Until recently, I’d almost entirely given up on all things baking.  I can’t, for the love of God, use flour in any manner other than making pasta dough, whisking with butter in a sauté pan to make a Roux, or mixed with a few spices for dredging.  Add yeast or sugar in the mix, and I’m in trouble – or, in kitchen speak, I’m dans la merde.  I blame this on my mother.  My first experiences in the kitchen were cooking our Filipino family recipes, which weren’t really Recipes after all.  Measurements don’t exist – a tablespoon is what you use along with a fork to eat rice and baon.  Filipino cooking is largely about methods and seasoning to taste: a little of this, a dash of that.   That said, I’ve grown into a savory cook.  Give me duck fat, garlic, thyme, and salt, and I could whip up something that’ll make a fat kid blush.  But as it stands, I suck at the sweet stuff.

I’ve never enjoyed the process of baking – all of the measuring, creaming, double boiling, kneading, and measuring again.  The sensory experience of baking doesn’t really happen until whatever it is you’re making is in the oven.  That’s when you start to see and smell what you’re doing.  Cooking, for me, has to be a sensual experience from the start.  You can smell sliced onions the moment they hit the pan and, in real time, use all of your senses to witness its transformation from something tear-jerkingly pungent into something mellow and savory.  Baking, on the other hand, requires trust – and a lot of it.  You have to trust that the recipe that your friend in Chicago sent you is worth the two hours of love and labor.  But the sensory experience of baking, however delayed and short lived it may be, is pretty amazing.  The smell of bread or pastries baking is incredibly comforting and convincing to an untrusting bastard like myself.

So why put any effort into baking and pastries?  Baking is about showing love and providing comfort to those around you.  Introduce chocolate into the mix and, in some capacity, it’s about sex – but there will be other blog entries about that.  Baked goods bring you home and resurrect your morale (or moral, take your pick) no matter how uprooting and embarrassing  your previous night’s activities may have been.  They’re the reason Carrie Bradshaw is stuffing her maw with cupcakes in episode after episode after episode of Sex and The City.  I’d like to think my reasons for learning to bake are wholesome.  I’d like to show love for those around me.  And, after all, not everyone feels love from a thick slab of home cured bacon.

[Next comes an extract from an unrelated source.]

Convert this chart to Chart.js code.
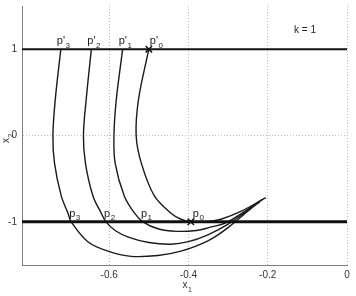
<!DOCTYPE html>
<html lang="en">
<head>
  <meta charset="UTF-8" />
  <title>Trajectories k = 1</title>
  <script src="https://cdn.jsdelivr.net/npm/chart.js"></script>
  <style>
    * { box-sizing: border-box; }
    html, body { margin: 0; padding: 0; background: #fff; }
    #wrap { position: relative; width: 356px; height: 296px; }
  </style>
</head>
<body>
  <div id="wrap"><canvas id="traj"></canvas></div>

  <script>
    const xTicks = [-0.6, -0.4, -0.2, 0];
    const yTicks = [-1, 0, 1];
    const xRange = [-0.82, 0];
    const yRange = [-1.5, 1.5];

    // p'_i on x2 = 1 and p_i on x2 = -1
    const topX = [-0.5, -0.566, -0.645, -0.722];
    const botX = [-0.394, -0.515, -0.608, -0.696];

    const traj0 = [[-0.5, 1.0], [-0.526, 0.42], [-0.532, 0.0], [-0.519, -0.32], [-0.486, -0.70],
      [-0.444, -0.90], [-0.419, -0.97], [-0.394, -1.0], [-0.356, -1.0], [-0.318, -0.97],
      [-0.268, -0.88], [-0.205, -0.72]];
    const traj1 = [[-0.566, 1.0], [-0.582, 0.42], [-0.588, 0.0], [-0.585, -0.32], [-0.562, -0.70],
      [-0.536, -0.90], [-0.515, -1.0], [-0.477, -1.08], [-0.43, -1.11], [-0.38, -1.10],
      [-0.351, -1.07], [-0.301, -1.0], [-0.213, -0.74]];
    const traj2 = [[-0.645, 1.0], [-0.658, 0.42], [-0.665, 0.0], [-0.660, -0.32], [-0.641, -0.70],
      [-0.620, -0.90], [-0.608, -1.0], [-0.585, -1.10], [-0.55, -1.18], [-0.50, -1.24],
      [-0.444, -1.26], [-0.40, -1.23], [-0.351, -1.15], [-0.301, -1.03], [-0.220, -0.77]];
    const traj3 = [[-0.722, 1.0], [-0.736, 0.42], [-0.742, 0.0], [-0.738, -0.32], [-0.721, -0.70],
      [-0.704, -0.90], [-0.696, -1.0], [-0.654, -1.23], [-0.603, -1.34], [-0.545, -1.40],
      [-0.477, -1.39], [-0.419, -1.34], [-0.351, -1.22], [-0.301, -1.07], [-0.228, -0.79]];

    const FONT = 'Liberation Sans, Arial, sans-serif';
    const toPts = arr => arr.map(p => ({ x: p[0], y: p[1] }));

    function curve(arr) {
      return {
        data: toPts(arr),
        showLine: true,
        borderColor: '#1a1a1a',
        borderWidth: 1.4,
        pointRadius: 0,
        tension: 0.35
      };
    }

    function hLine(yv, w) {
      return {
        data: [{ x: xRange[0], y: yv }, { x: xRange[1], y: yv }],
        showLine: true,
        borderColor: '#111',
        borderWidth: w,
        pointRadius: 0
      };
    }

    // text with a small index below the baseline
    function drawSub(ctx, main, sub, x, y, size) {
      ctx.font = size + 'px ' + FONT;
      ctx.fillText(main, x, y);
      const w = ctx.measureText(main).width;
      ctx.font = Math.round(size * 0.72) + 'px ' + FONT;
      ctx.fillText(sub, x + w + 0.5, y + 3.5);
    }

    const labelPlugin = {
      id: 'labels',
      afterDatasetsDraw(chart) {
        const { ctx, chartArea } = chart;
        const sx = chart.scales.x, sy = chart.scales.y;
        ctx.save();
        ctx.fillStyle = '#222';
        ctx.textAlign = 'left';
        ctx.textBaseline = 'alphabetic';
        const yt = sy.getPixelForValue(1), yb = sy.getPixelForValue(-1);
        topX.forEach((v, i) => {
          const px = sx.getPixelForValue(v) + (i === 0 ? 1 : -4);
          drawSub(ctx, "p'", String(i), px, yt - 5, 11);
        });
        botX.forEach((v, i) => {
          const px = sx.getPixelForValue(v) + (i === 0 ? 2 : -2);
          drawSub(ctx, 'p', String(i), px, yb - 5, 11);
        });
        ctx.fillStyle = '#222';
        ctx.font = '10px ' + FONT;
        ctx.fillText('k = 1', chartArea.right - 53, chartArea.top + 27);

        // axis titles
        ctx.fillStyle = '#333';
        drawSub(ctx, 'x', '1', sx.getPixelForValue(-0.4) - 6, 288, 10);
        ctx.translate(9, 143);
        ctx.rotate(-Math.PI / 2);
        drawSub(ctx, 'x', '2', 0, 0, 10);
        ctx.restore();
      }
    };

    function fixBox(size, horiz) {
      return s => {
        if (horiz) s.height = size; else s.width = size;
        s.paddingLeft = s.paddingRight = s.paddingTop = s.paddingBottom = 0;
      };
    }

    new Chart(document.getElementById('traj'), {
      type: 'scatter',
      data: {
        datasets: [
          hLine(1, 2),
          hLine(-1, 3),
          curve(traj0),
          curve(traj1),
          curve(traj2),
          curve(traj3),
          {
            data: [{ x: topX[0], y: 1 }, { x: botX[0], y: -1 }],
            showLine: false,
            pointStyle: 'crossRot',
            pointRadius: 4.5,
            borderWidth: 1.5,
            borderColor: '#111'
          }
        ]
      },
      options: {
        responsive: true,
        maintainAspectRatio: false,
        animation: false,
        layout: { padding: { left: 0, top: 5, right: 9, bottom: 0 } },
        plugins: { legend: { display: false }, tooltip: { enabled: false } },
        scales: {
          x: {
            type: 'linear',
            min: xRange[0],
            max: xRange[1],
            afterBuildTicks: s => { s.ticks = xTicks.map(v => ({ value: v })); },
            afterFit: fixBox(31, true),
            grid: { color: '#bdbdbd', lineWidth: 1, drawTicks: false },
            border: { display: true, color: '#808080', width: 1, dash: [1, 2] },
            ticks: {
              padding: 4,
              color: '#333',
              font: { size: 10, family: FONT },
              callback: v => (v === 0 ? '0' : v.toFixed(1))
            }
          },
          y: {
            type: 'linear',
            min: yRange[0],
            max: yRange[1],
            afterBuildTicks: s => { s.ticks = yTicks.map(v => ({ value: v })); },
            afterFit: fixBox(22, false),
            grid: { color: '#bdbdbd', lineWidth: 1, drawTicks: false },
            border: { display: true, color: '#808080', width: 1, dash: [1, 2] },
            ticks: {
              padding: 5,
              color: '#333',
              font: { size: 10, family: FONT },
              callback: v => String(v)
            }
          }
        }
      },
      plugins: [labelPlugin]
    });
  </script>
</body>
</html>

I made a pantry stocking trip to Whole Foods this afternoon.  I’m a sucker for finding the best ingredients for any project, so this was a blast.  The most crucial element in the quality of my first (and soon to be revealed) project is chocolate, of which there’s over fifty varieties to choose from.  At best, I have a dilettante’s knowledge of chocolates, cacao percentages, and tolerances.  But what to do with a plethora of colorful labels and flavors and claims?  Well, import logic from a completely irrelevant field of interest like, say…music.  Of course!  I found a very reasonably priced 7oz. pack of chocolate called Nói Síríus from Iceland.  Hey! One of my favorite bands, Sigur Rós is from Iceland.  And, Iceland seems far enough away for any american food processing company to get their greasy corporate paws on my chocolate.  So it’s gotta be good, right?  What’s more, the guy stocking the shelves at Whole Foods hooked me up with a couple free packages of Nói Síríus.  Thanks Shelf Stocking Dude!

Back home, I put on some Sigur Rós (Starálfur, off Agaetis Byrjum…duh!) and unwrapped a bar for a sample.  So far, this seems like good stuff.  The chocolate has a non-waxy feel between your fingers (some manufacturers use wax as a preservative) and the taste had that distinct “snap” that a good 70% dark chocolate should.  In the bain marie the Nói Síríus took well to making a ganache with a winey aroma.  For now, the ganache is setting up in the fridge – and that’s all I’ll say for now about that.